The last thing that I want to be spending all my free time on a camping trip is washing dishes. If I had my way, I would have all my meals catered and hire people to do everything for me including washing the dishes. But then this would not be camping. We use a systematic method that keeps everything organized in Rubbermaid stacking plastic wash basins. These plastic basins are inexpensive and will last for years. Amazon and Walmart carries many versions of what I have pictured. The Sterilite brand does not have the same quality or feel as Rubbermaid and is usually less expensive. Amazon has more reviews about Rubbermaid products.
My 2 boys have taken on the task of washing dishes in order to "earn their keep". They are not exactly thrilled as being the designated dish washers. My wife has never washed dishes on camping trips. Her only job is to relax and cook dinners. I set up and take down camp. I supervise and assist our 2 kids in washing the dishes. I can wash them faster myself in 15 minutes or less. It takes them 2 hours or more if left unsupervised. They are like two wild otters that jumped out of the water and spend more time splashing and throwing water on each other. It does not matter to them if it's near freezing or in blazing heat. It's all fun and games for them until they miss out on activities like fishing, canoeing, or playing with other kids. This is why I encourage them to use an method to get the job done.
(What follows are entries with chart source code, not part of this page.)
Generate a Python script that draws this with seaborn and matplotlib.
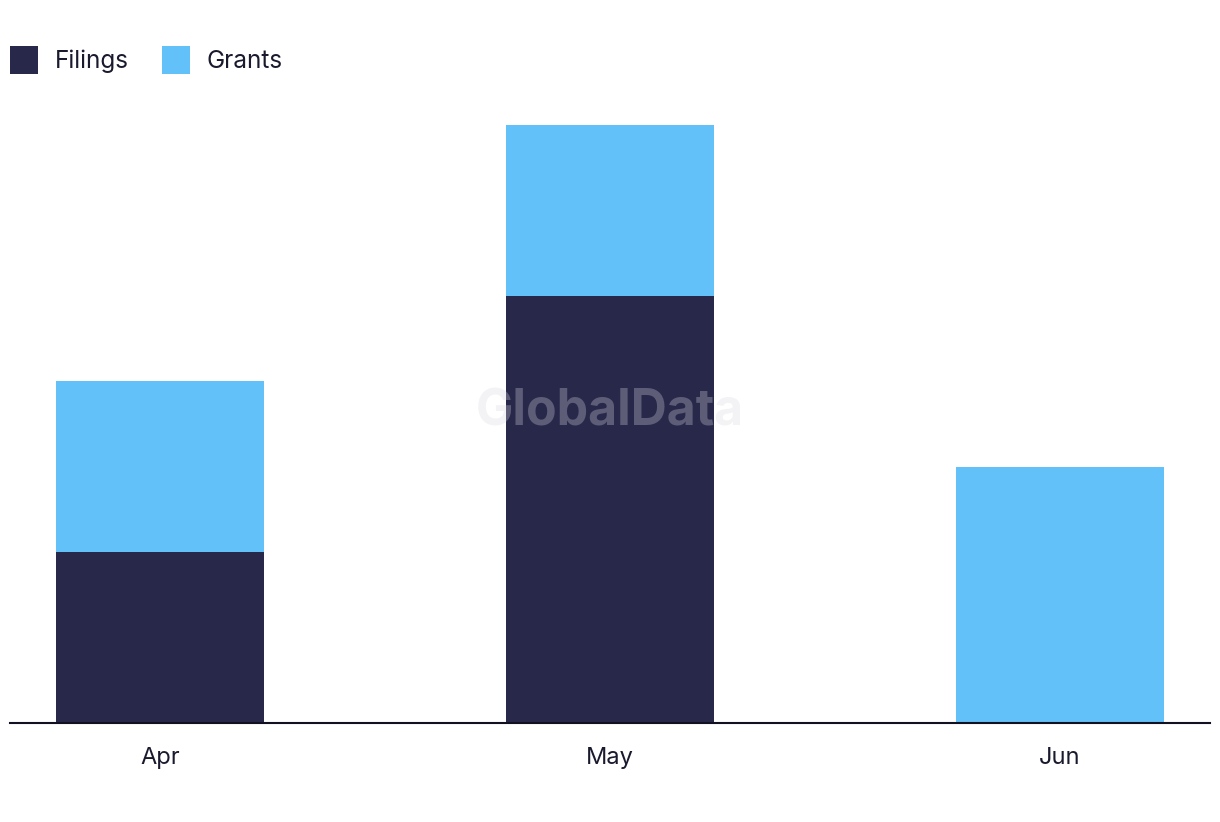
import matplotlib
matplotlib.use("Agg")
import matplotlib.pyplot as plt
import seaborn as sns
import pandas as pd
from matplotlib.patches import Patch

months = ["Apr", "May", "Jun"]
filings = [2, 5, 0]
grants = [2, 2, 3]
series_names = ["Filings", "Grants"]

dark = "#28284b"
light = "#62c1f9"

sns.set_theme(style="white")
plt.rcParams["font.family"] = ["Inter", "DejaVu Sans"]

totals = [f + g for f, g in zip(filings, grants)]
df = pd.DataFrame({"month": months, "filings": filings, "total": totals})

fig = plt.figure(figsize=(12.2, 8.22), dpi=100)
ax = fig.add_axes([10 / 1220, 1 - 723 / 822, 1200 / 1220, 640.5 / 822])

sns.barplot(data=df, x="month", y="total", color=light, width=0.462, ax=ax,
            saturation=1, linewidth=0)
sns.barplot(data=df, x="month", y="filings", color=dark, width=0.462, ax=ax,
            saturation=1, linewidth=0)

ax.set_xlim(-150 / 450, 1050 / 450)
ax.set_ylim(0, 7.5)
ax.set_xlabel("")
ax.set_ylabel("")
ax.set_yticks([])
for s in ["top", "right", "left"]:
    ax.spines[s].set_visible(False)
ax.spines["bottom"].set_color("#111122")
ax.spines["bottom"].set_linewidth(1.5)
ax.tick_params(axis="x", length=0, pad=17, labelsize=17, labelcolor="#1a1a2e")

ax.text(0.5, 1 - 412 / 822, "GlobalData", transform=fig.transFigure, ha="center", va="center",
        fontsize=36, fontweight="bold", color="#d8d8e0", alpha=0.3, zorder=10)

handles = [Patch(facecolor=dark, edgecolor="none"), Patch(facecolor=light, edgecolor="none")]
fig.legend(handles, series_names, loc="upper left", bbox_to_anchor=(10 / 1220, 1 - 46 / 822),
           ncol=2, frameon=False, fontsize=17.5, handlelength=1.15, handleheight=1.4,
           handletextpad=0.7, columnspacing=1.35, labelcolor="#1a1a2e",
           borderpad=0, borderaxespad=0)

fig.savefig("out.png", dpi=100)
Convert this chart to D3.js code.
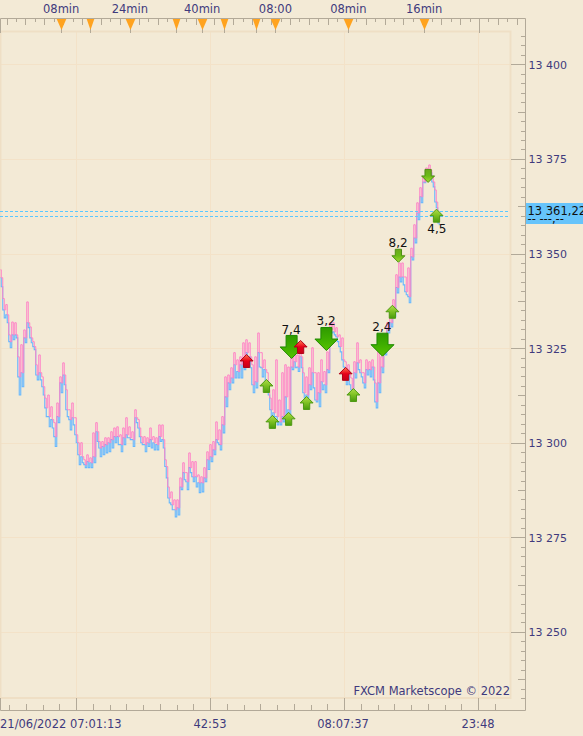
<!DOCTYPE html>
<html><head><meta charset="utf-8">
<script src="https://cdn.jsdelivr.net/npm/d3@7/dist/d3.min.js"></script>
<style>html,body{margin:0;padding:0;background:#f3ead6;overflow:hidden}svg{display:block}text{font-family:"DejaVu Sans",sans-serif}</style>
</head><body><svg id="c" width="583" height="736"></svg>
<script>
const priceBase=13000; // the three series below are points above this level
const askHigh=[345.7,338.1,336.5,328.5,331.9,331.7,322.7,325.9,329.8,337.2,330.6,326.7,320.6,323.2,317.4,311.8,312.6,309.5,305.3,310.5,317.4,321.1,314.0,308.7,310.5,306.6,300.0,300.0,295.5,296.8,296.0,302.6,305.3,300.3,300.3,301.3,301.3,302.9,303.9,304.2,302.1,303.9,306.6,304.2,302.9,308.7,306.1,301.6,301.6,301.3,303.9,301.6,301.3,304.7,304.7,295.5,288.3,287.0,284.9,284.9,290.7,294.7,292.1,297.3,295.0,295.0,291.5,291.0,293.4,297.6,299.5,300.3,305.5,303.4,306.9,317.4,317.9,319.8,323.8,321.9,322.7,326.4,327.2,326.4,320.6,322.7,329.0,323.8,321.9,318.5,311.8,314.0,321.9,311.3,318.5,320.6,320.0,322.7,324.0,323.2,326.4,318.5,317.4,319.8,325.1,318.5,318.5,321.9,318.8,324.0,331.7,331.7,330.4,328.5,327.7,321.4,320.6,317.1,321.4,326.4,321.9,318.5,321.9,321.4,321.9,315.8,324.6,322.7,327.7,331.7,333.8,337.8,344.4,347.5,347.5,343.8,346.2,351.4,357.6,363.4,367.4,370.3,372.6,373.4,370.3,366.8,359.7];
const askLow=[343.6,335.1,333.8,326.7,328.5,328.5,317.4,318.5,327.7,331.7,327.7,325.4,317.9,318.5,314.8,309.2,306.9,306.1,301.6,306.9,315.8,317.9,308.7,306.1,306.6,302.1,296.8,296.3,294.2,295.0,294.7,296.3,302.9,298.6,299.0,299.5,300.0,300.8,301.6,301.6,299.5,301.3,302.1,301.3,300.8,306.6,303.9,300.0,299.5,300.0,300.8,300.0,299.5,301.6,300.8,293.7,285.4,283.6,282.3,282.8,288.3,292.1,289.7,293.4,291.0,291.0,289.4,289.4,290.7,295.5,296.3,298.1,300.8,299.5,304.7,312.1,315.8,317.1,320.6,318.8,320.6,321.9,323.8,322.7,315.3,316.1,323.8,319.8,319.3,314.0,308.7,307.9,306.9,305.5,306.9,312.1,308.7,320.0,321.4,320.0,322.7,313.2,312.6,315.3,318.5,311.3,313.2,316.1,315.3,319.3,329.8,329.3,328.0,325.4,321.9,317.4,317.9,314.0,318.5,321.1,318.5,315.8,319.3,319.3,320.0,310.8,315.8,320.0,325.1,329.8,331.7,334.3,341.0,343.8,343.8,339.9,338.6,349.1,354.1,360.7,365.0,368.9,371.3,372.1,368.9,363.6,358.1];
const bidLow=[341.2,333.0,331.7,325.1,327.2,327.7,312.6,314.8,326.4,330.4,326.4,324.6,316.6,316.6,312.6,306.9,304.2,303.9,299.0,305.3,313.2,315.3,306.9,303.4,304.7,300.0,294.2,294.7,293.4,293.4,293.4,294.7,300.3,296.3,296.8,297.3,297.6,298.6,300.0,299.5,297.6,299.5,301.3,300.8,299.0,305.3,301.6,299.5,297.6,299.0,298.6,298.1,298.1,300.3,298.6,290.7,284.1,282.3,280.4,280.9,287.6,290.2,287.6,292.1,289.7,288.3,286.8,287.0,289.7,292.9,295.0,296.8,300.0,298.1,302.6,309.5,314.0,315.8,317.1,317.1,317.1,319.3,320.0,319.8,313.2,314.5,320.0,317.4,316.1,312.6,306.9,306.9,304.7,304.7,305.5,306.9,306.9,319.3,319.8,318.8,319.8,311.8,311.8,314.0,314.5,310.8,309.5,314.0,313.2,318.5,329.0,328.5,326.7,324.0,320.0,315.3,315.3,312.6,317.1,319.3,317.4,314.5,317.9,317.4,316.6,309.2,313.2,318.5,323.2,329.0,330.6,333.3,339.6,342.5,341.7,339.1,337.0,348.3,352.8,358.9,363.4,368.7,370.3,371.3,367.6,362.1,357.6];
const gridPrices=[13400,13375,13350,13325,13300,13275,13250];
const priceLabels=["13 400","13 375","13 350","13 325","13 300","13 275","13 250"];
const topLabels=["08min","24min","40min","08:00","08min","16min"];
const topLabelBars=[20.4,43.3,67.4,91.8,116.1,141.4];
const markerBars=[20.4,30.1,43.3,58.5,67.4,74.8,85.4,91.8,116.1,141.4];
const markerBig=[1,0,1,0,1,0,0,1,1,1];
const timeLabels=["21/06/2022 07:01:13","42:53","08:07:37","23:48"];
const timeBars=[25.33,70,114.67,159.33];
const upBars=[88.8,90.8,96.2,102.2,117.8,130.8,145.5];
const upPrices=[13315.0,13305.5,13306.3,13310.5,13312.6,13334.6,13360.0];
const downBars=[132.8,142.7];
const downPrices=[13349.4,13370.5];
const bigBars=[97.2,108.8,127.5];
const bigPrices=[13325.3,13327.4,13325.9];
const redBars=[82.2,100.2,115.2];
const redPrices=[13321.6,13325.3,13318.2];
const notes=["7,4","3,2","2,4","8,2","4,5"];
const noteBars=[97,108.7,127.3,132.7,145.6];
const notePrices=[13328.6,13331.0,13329.4,13351.6,13355.3];

const INK="#3f3a7d",RULE="#b2a998",GRID="#f3e2c8",EDGE="#efdfc5";
const svg=d3.select("#c");
const x=d3.scaleLinear().domain([0,146]).range([0,438]);
const y=d3.scaleLinear().domain([13250,13400]).range([631.9,64.3]);
const yv=v=>y(priceBase+v);
const defs=svg.append("defs");
function grad(id,stops){const g=defs.append("linearGradient").attr("id",id).attr("x1",0).attr("x2",0).attr("y1",0).attr("y2",1);
 stops.forEach((s,i)=>g.append("stop").attr("offset",i/(stops.length-1)).attr("stop-color",s));}
grad("gUp",["#b0de48","#7cc022","#489a0c"]);
grad("gDown",["#6aa81c","#6cbc16","#a6da34"]);
grad("gBig",["#2f9a00","#3fae00","#57c300"]);
grad("gRed",["#ff7a50","#e80018","#c4001a"]);
defs.append("clipPath").attr("id","tag").append("rect").attr("x",526).attr("y",203).attr("width",57).attr("height",21);

// grid and plot edge
svg.append("g").selectAll("line").data(gridPrices).join("line")
 .attr("x1",0).attr("x2",510).attr("y1",d=>Math.round(y(d))+.5).attr("y2",d=>Math.round(y(d))+.5).attr("stroke",GRID);
svg.append("g").selectAll("line").data(timeBars).join("line")
 .attr("x1",d=>Math.round(x(d))+.5).attr("x2",d=>Math.round(x(d))+.5).attr("y1",32).attr("y2",698).attr("stroke",GRID);
svg.append("path").attr("d","M.5 698V31.5H510.5V698H.5").attr("fill","none").attr("stroke",EDGE).attr("stroke-width",2);

// rulers
svg.append("path").attr("d","M0.5 33V18.5H525.5V710.5H0.5V698").attr("fill","none").attr("stroke",RULE);
const topTicks=d3.range(-50,5).map(k=>479+k*9.45).filter(v=>v>1&&v<524);
svg.append("g").selectAll("line").data(topTicks).join("line")
 .attr("x1",d=>Math.round(d)+.5).attr("x2",d=>Math.round(d)+.5).attr("y1",18.5).attr("y2",(d,i)=>i%2?22:25).attr("stroke",RULE);
svg.append("line").attr("x1",479.5).attr("x2",479.5).attr("y1",18).attr("y2",33).attr("stroke",RULE);
const botTicks=d3.range(-4,31).map(k=>76+k*16.75).filter(v=>v>1&&v<511);
svg.append("g").selectAll("line").data(botTicks).join("line")
 .attr("x1",d=>Math.round(d)+.5).attr("x2",d=>Math.round(d)+.5)
 .attr("y1",(d,i)=>(i%2?704:705)).attr("y2",710).attr("stroke",RULE);
svg.append("g").selectAll("line").data(timeBars).join("line")
 .attr("x1",d=>Math.round(x(d))+.5).attr("x2",d=>Math.round(x(d))+.5).attr("y1",698).attr("y2",710).attr("stroke",RULE);
const minor=d3.range(13232.5,13408,2.5);
svg.append("g").selectAll("line").data(minor).join("line")
 .attr("x1",d=>(Math.abs((d%25))<.01?511:(Math.abs(d%12.5)<.01?518:521)))
 .attr("x2",525).attr("y1",d=>Math.round(y(d))+.5).attr("y2",d=>Math.round(y(d))+.5).attr("stroke",RULE);

// series: each reading is a high and a low, so each line swings between the two
const idx=d3.range(askHigh.length);
const swing=(a,b)=>idx.flatMap(i=>[[i,a[i]],[i+.5,b[i]]]);
const stepLine=d3.line().x(d=>x(d[0])+.5).y(d=>yv(d[1])).curve(d3.curveStep);
svg.append("path").attr("d",stepLine(swing(askLow,bidLow))).attr("fill","none").attr("stroke","#66b8ff").attr("stroke-width",1.1);
svg.append("path").attr("d",stepLine(swing(askHigh,askLow))).attr("fill","none").attr("stroke","#ff82c6").attr("stroke-width",1);

// current price lines
[211.5,216.5].forEach(p=>svg.append("line").attr("x1",0).attr("x2",508)
 .attr("y1",p).attr("y2",p).attr("stroke","#5cc8ff").attr("stroke-dasharray","3 2"));

// arrows
function arrow(s,up){
 const h=s, st=s*.48, n=up?1:-1;
 const p=[[0,-n*h],[h,0],[st,0],[st,n*h],[-st,n*h],[-st,0],[-h,0]];
 return "M"+p.map(q=>q.join(" ")).join("L")+"Z";
}
function drawArrows(bars,prices,s,up,fill,stroke){
 svg.append("g").selectAll("path").data(bars).join("path")
  .attr("transform",(d,i)=>`translate(${x(d)},${y(prices[i])})`)
  .attr("d",arrow(s,up)).attr("fill",fill).attr("stroke",stroke).attr("stroke-width",1);
}
drawArrows(upBars,upPrices,6.5,true,"url(#gUp)","#4f9a14");
drawArrows(downBars,downPrices,6.5,false,"url(#gDown)","#4f8f14");
drawArrows(bigBars,bigPrices,11.5,false,"url(#gBig)","#1f8a00");
drawArrows(redBars,redPrices,6.5,true,"url(#gRed)","#b00018");

svg.append("g").selectAll("text").data(notes).join("text").text(d=>d)
 .attr("x",(d,i)=>x(noteBars[i])).attr("y",(d,i)=>y(notePrices[i])).attr("text-anchor","middle")
 .attr("font-size",12).attr("fill","#111");

// markers
svg.append("g").selectAll("line").data(markerBars).join("line")
 .attr("x1",d=>Math.round(x(d))+.5).attr("x2",d=>Math.round(x(d))+.5).attr("y1",18).attr("y2",33).attr("stroke",RULE);
svg.append("g").selectAll("path").data(markerBars).join("path")
 .attr("d",(d,i)=>{const c=Math.round(x(d))+.5,w=markerBig[i]?4.8:3.8;return `M${c-w} 19L${c+w} 19L${c} 30Z`;})
 .attr("fill","#ffa31f");

// labels
svg.append("g").selectAll("text").data(topLabels).join("text").text(d=>d)
 .attr("x",(d,i)=>x(topLabelBars[i])).attr("y",13).attr("text-anchor","middle").attr("font-size",11.5).attr("fill",INK);
svg.append("g").selectAll("text").data(timeLabels).join("text").text(d=>d)
 .attr("x",(d,i)=>i?x(timeBars[i])-(i==2?1:0):0).attr("y",728).attr("text-anchor",(d,i)=>i?"middle":"start").attr("font-size",11.5).attr("fill",INK);
svg.append("g").selectAll("text").data(priceLabels).join("text").text(d=>d)
 .attr("x",528.5).attr("y",(d,i)=>y(gridPrices[i])+4.5).attr("font-size",11).attr("fill",INK);
svg.append("text").text("FXCM Marketscope © 2022").attr("x",510).attr("y",695).attr("text-anchor","end").attr("font-size",11.5).attr("fill",INK);

// price tag
svg.append("rect").attr("x",526).attr("y",203).attr("width",57).attr("height",21).attr("fill","#66c4fb");
const tag=svg.append("g").attr("clip-path","url(#tag)");
tag.append("text").text("13 361,22").attr("x",527.5).attr("y",215).attr("font-size",11.5).attr("fill","#111");
tag.append("text").text("-- ---,--").attr("x",527.5).attr("y",223).attr("font-size",11.5).attr("fill","#111");
</script></body></html>
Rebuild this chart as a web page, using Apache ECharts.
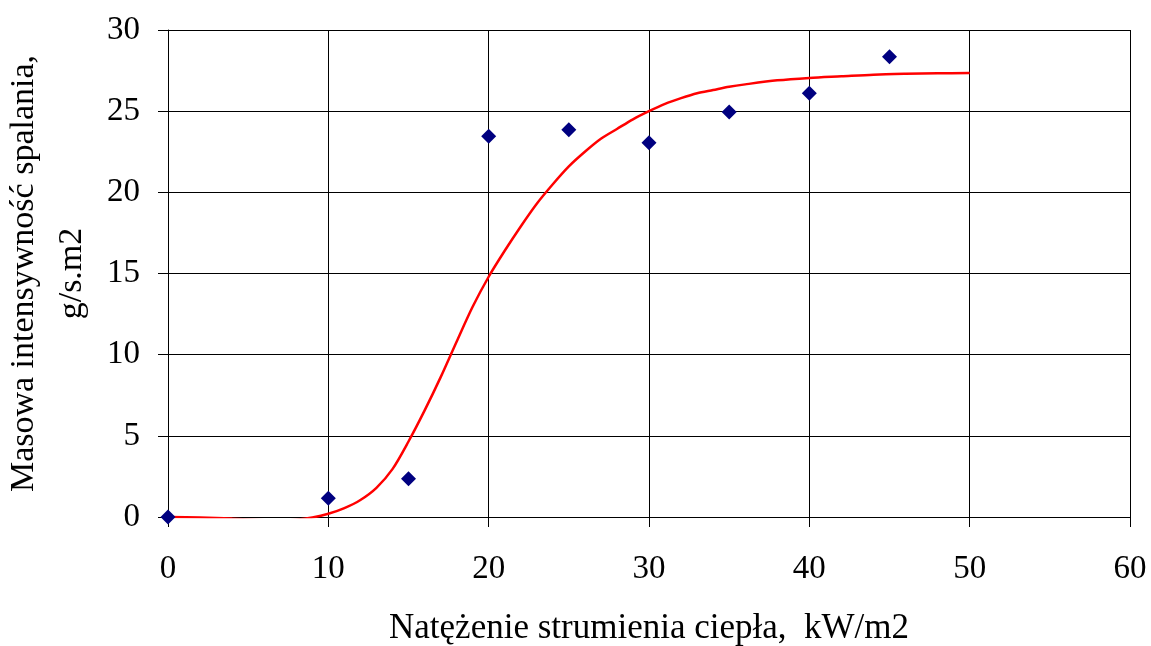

While camping at Zion National Park in Utah, I copied a method of washing dishes from a bicycle touring group that seems to work very well for my two boys. I observed over 100 bicycle campers eating their meals leisurely prepared by a professional looking sag wagon . What I found most intriguing was the fact that the sag wagon personnel were not involved in the complete process of washing the dishes. The staff set up buckets filled with rinse and soapy water. the campers did most of the hard work like scraping the food and rinsing the dishes.
The system worked something like the following. Each camper first scraped all excess food from the plates into a food scrap bin. Flatware was placed in wash basins full of soapy water. Next, the campers dipped their dirty dishes in rinse water and scrubbed any remaining food particles with one of many scrubbing brushes. The scrubbed dishes were then moved to another basin filled with soapy water where a staff member scrubbed the dishes a second time and rinse them in clean water. Next, the dishes were left to air dry in drying racks.
The entire process took only a few minutes for each camper. This system worked well because not every camper finished at the same time. Additionally, there were multiple buckets of each type of water.
I copied the system by using 4 square wash basins. We first scrape all of our dishes and then place them in a dry wash basin. Next, I scrub the dishes in plain water and then scrub them again in a basin filled with soapy water and then rinse them again in a basin filled with clean water. I rinse and wash the first basin use it to store all the clean dishes before drying them
I dry the dishes with a synthetic Aqua Dry automotive chamois because it is more absorbent than a typical dish towel. You can purchase them online at Walmart or Amazon for $10 or less. I wash or rinse it after each use. We also use them as handy shower towels because they are extremely light weight and very convenient to pack on camping trips.
The system may not be perfect, but it sure works well for us as we can speed wash our dishes and spend time doing the things that we like to do while camping.
My wife makes her own dish washing detergent by combining Dr. Bronner's Castille soap and baking soda in a spray bottle. We spray the dishes with the mixture and let them soak in the soapy basin bin. Some people want to buy detergents that are extra bubbly and foamy. The foam and bubbles do not wash the dishes or cut grease. Don't be fooled into the suds. Dr. Bronner's soap works great and it really smells good. It does not stick to your dishes, so you don't have to be concerned about tasting lavender or eucalyptus with your morning coffee. Dr. Bronner's Castille soap can be purchased at Vitamin Shoppe. We rarely use hot water to wash dishes as we try to be minimalists.